HiSeq generated raw reads were first trimmed by Trim Galore v0.5 using default settings to remove adaptors and low quality (below Q20) regions, and the final read quality was assessed using FastQC v0.11.8. Trimmed reads longer than 20 bp were used as clean reads for downstream analyses. All 10 metagenomic samples collected in September 2015 and March 2016 were assembled individually using megahit v.1.1.326, with the following parameters:–presets meta-sensitive and–min-count 1–k-list 25, 29, 39, 49, 59, 69, 79, 89, 99, 109, 119, 129, 141. In addition, a co-assembly step was done for samples from the same size fraction.

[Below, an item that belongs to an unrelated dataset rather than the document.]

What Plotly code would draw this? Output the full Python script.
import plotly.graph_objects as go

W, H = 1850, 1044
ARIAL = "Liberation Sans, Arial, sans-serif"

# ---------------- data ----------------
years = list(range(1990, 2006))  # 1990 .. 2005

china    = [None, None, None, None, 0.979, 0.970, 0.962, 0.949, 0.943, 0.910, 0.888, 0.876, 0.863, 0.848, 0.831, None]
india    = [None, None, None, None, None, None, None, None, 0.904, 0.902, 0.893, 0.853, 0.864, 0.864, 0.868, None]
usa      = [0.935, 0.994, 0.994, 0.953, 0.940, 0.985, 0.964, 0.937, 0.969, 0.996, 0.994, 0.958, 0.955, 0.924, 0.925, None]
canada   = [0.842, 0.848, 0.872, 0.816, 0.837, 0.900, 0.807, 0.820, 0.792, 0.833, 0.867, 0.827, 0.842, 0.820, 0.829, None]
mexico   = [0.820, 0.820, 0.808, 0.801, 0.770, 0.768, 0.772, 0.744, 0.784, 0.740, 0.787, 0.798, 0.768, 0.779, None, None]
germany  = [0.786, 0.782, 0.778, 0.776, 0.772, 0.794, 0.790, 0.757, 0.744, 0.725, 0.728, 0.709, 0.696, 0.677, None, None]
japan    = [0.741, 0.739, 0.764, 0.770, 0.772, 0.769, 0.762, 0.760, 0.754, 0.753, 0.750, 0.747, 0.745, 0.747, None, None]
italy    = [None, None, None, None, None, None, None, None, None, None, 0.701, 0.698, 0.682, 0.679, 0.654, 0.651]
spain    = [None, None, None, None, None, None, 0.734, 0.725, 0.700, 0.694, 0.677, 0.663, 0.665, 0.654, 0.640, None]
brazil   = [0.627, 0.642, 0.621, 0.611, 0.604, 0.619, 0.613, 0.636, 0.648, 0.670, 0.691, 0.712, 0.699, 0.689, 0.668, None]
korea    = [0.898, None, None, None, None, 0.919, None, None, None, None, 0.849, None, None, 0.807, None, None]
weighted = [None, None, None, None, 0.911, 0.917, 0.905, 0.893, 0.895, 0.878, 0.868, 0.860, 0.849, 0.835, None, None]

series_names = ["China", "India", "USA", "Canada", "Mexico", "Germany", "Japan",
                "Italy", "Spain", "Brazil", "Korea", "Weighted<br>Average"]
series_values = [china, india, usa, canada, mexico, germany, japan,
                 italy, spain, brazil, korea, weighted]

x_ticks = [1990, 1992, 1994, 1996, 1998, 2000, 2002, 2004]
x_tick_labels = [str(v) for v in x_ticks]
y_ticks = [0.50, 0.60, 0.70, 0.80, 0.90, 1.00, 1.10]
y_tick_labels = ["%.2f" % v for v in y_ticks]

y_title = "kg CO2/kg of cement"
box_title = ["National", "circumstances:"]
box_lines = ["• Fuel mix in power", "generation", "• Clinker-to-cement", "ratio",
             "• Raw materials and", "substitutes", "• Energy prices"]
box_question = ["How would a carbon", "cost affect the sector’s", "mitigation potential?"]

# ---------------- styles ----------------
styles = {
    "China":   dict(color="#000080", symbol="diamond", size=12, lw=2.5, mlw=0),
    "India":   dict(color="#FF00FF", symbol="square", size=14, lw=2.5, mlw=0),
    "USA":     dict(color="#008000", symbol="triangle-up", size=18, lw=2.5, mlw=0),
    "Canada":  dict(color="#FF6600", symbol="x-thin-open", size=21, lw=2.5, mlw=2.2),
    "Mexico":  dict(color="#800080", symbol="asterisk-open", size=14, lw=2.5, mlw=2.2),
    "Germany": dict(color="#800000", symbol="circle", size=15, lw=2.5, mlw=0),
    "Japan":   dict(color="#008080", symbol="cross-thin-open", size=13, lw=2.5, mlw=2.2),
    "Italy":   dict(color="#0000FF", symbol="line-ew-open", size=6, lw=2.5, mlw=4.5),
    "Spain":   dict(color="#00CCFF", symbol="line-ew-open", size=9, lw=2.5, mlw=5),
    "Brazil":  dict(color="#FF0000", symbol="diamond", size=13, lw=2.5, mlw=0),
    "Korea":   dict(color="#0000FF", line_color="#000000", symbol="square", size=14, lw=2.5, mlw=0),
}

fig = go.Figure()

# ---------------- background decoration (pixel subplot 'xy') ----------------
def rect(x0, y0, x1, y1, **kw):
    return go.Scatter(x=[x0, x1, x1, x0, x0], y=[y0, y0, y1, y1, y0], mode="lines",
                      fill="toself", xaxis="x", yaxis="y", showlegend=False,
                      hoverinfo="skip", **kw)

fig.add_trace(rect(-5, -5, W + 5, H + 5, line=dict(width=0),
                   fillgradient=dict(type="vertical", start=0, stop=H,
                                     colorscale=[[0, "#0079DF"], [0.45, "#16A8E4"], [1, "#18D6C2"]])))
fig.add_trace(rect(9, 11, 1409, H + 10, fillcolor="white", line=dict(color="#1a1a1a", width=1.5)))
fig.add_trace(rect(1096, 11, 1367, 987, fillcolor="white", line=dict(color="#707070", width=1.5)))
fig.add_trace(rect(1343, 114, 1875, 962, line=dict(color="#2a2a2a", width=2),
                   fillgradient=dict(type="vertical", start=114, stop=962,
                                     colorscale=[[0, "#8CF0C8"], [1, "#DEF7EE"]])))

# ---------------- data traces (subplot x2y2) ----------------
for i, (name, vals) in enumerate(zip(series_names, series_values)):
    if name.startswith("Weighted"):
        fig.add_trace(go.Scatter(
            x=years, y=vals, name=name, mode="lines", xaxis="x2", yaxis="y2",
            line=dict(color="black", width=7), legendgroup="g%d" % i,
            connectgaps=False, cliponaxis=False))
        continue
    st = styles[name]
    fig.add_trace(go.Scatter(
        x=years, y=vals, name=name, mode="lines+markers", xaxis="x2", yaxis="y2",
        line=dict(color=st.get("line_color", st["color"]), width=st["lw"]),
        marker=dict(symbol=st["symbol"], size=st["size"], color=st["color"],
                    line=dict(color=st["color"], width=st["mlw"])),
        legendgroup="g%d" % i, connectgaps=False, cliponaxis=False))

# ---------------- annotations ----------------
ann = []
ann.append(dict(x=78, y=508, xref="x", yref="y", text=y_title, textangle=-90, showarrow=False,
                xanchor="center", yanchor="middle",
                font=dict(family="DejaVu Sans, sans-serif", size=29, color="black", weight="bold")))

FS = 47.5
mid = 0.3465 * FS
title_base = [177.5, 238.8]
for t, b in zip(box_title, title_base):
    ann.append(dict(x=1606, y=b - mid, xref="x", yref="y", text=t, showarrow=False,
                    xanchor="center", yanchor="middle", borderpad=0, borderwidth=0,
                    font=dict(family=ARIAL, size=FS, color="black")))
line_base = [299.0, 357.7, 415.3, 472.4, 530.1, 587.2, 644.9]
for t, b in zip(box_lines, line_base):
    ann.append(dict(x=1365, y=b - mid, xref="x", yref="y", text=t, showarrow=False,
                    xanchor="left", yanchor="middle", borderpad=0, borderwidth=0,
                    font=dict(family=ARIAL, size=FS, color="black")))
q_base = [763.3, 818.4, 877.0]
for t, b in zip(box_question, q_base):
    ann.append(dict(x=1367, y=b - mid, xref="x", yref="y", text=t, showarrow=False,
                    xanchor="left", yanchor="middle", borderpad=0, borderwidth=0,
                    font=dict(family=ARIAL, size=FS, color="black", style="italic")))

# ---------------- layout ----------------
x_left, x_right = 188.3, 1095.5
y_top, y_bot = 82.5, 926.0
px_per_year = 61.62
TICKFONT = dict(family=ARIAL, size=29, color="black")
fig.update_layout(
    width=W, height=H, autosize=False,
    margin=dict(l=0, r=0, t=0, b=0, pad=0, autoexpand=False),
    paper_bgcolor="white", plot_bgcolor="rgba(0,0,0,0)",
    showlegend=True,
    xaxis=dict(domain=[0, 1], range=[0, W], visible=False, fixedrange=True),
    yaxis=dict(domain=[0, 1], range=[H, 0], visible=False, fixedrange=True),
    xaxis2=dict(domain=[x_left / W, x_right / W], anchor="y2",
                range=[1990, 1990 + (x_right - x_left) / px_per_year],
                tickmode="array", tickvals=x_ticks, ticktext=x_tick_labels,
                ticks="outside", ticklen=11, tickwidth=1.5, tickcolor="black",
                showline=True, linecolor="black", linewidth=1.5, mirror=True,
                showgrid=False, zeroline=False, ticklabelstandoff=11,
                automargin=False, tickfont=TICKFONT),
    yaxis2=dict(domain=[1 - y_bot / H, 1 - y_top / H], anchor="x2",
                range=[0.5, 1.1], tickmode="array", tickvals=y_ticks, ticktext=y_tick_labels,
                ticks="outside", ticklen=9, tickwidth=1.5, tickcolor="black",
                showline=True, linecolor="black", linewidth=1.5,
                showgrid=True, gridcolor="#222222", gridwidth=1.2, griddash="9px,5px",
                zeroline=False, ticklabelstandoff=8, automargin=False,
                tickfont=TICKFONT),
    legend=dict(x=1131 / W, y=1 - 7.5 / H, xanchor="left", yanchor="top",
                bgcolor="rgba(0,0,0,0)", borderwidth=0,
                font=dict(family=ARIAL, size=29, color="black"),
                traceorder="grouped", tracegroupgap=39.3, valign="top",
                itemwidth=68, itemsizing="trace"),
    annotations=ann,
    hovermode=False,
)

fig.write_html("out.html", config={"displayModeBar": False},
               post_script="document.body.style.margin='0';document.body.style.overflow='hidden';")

Final assemblies were evaluated using Quast v.4.6.327.

MAG generation, refinement, purification, and taxonomy assignment

Individually assembled and co-assembled contigs longer than 1 kb were subjected to metagenomic binning using BASALT28, which employed MetaBAT v2.12.129, Maxbin v2.2.430 and CONCOCT v1.1.031 to make original bins, then compared these raw bins across assemblies to obtain a set of refined non-redundant MAGs. In addition, these MAGs were further refined using MAGpurify v2.1232 to remove contaminations using the “phylo-markers”, “tetra-freq”, “gc-content”, “known-contam” and “clade-markers” modules. Genome quality was assessed using CheckM v1.0.1133, and MAGs with completeness higher than 50% and contamination lower than 5% were further dereplicated using dRep v2.6.234 at 98% identity. The quality of MAGs was assessed by prok-quality35 following the MIMAG standards36. Taxonomies of dereplicated MAGs were assigned using GTDB-Tk v0.1.6 based on the GTDB v86 database37,38.

Phylogenomic tree construction

Universal bacterial or archaeal single-copy marker genes used by the GTDBtk v1.7 were identified and extracted from both JZB MAGs and closest relative genomes in the GTDB v89 database. Only marker genes found in ≥30 genomes were selected to build the bacterial and archaeal phylogenomic trees. Protein sequences of selected marker genes were first aligned using MUSCLE (v3.8.31)39, and then trimmed using trimAl (v1.4)40 with the “-automated1” option. The concatenated alignment sequences were used as the input of FastTree v2.1.141 to build phylogenomic trees with the “-gamma-lg” option. And the resulting trees were visualized using iTOL online server (https://itol.embl.de).

Data Records

Raw reads of 16S rDNA and metagenome generated in this study have been deposited in the National Center for Biotechnology Information BioProject database with the project ID PRJNA82387042 and PRJNA82390843. Contigs, MAGs and supplementary files have been deposited at figshare44.

Technical Validation

All raw data processing steps, software and parameters used in this study were described in the Methods section. The quality of the genomes was also assessed by CheckM, and genomic statistics can be found in the supplementary tables.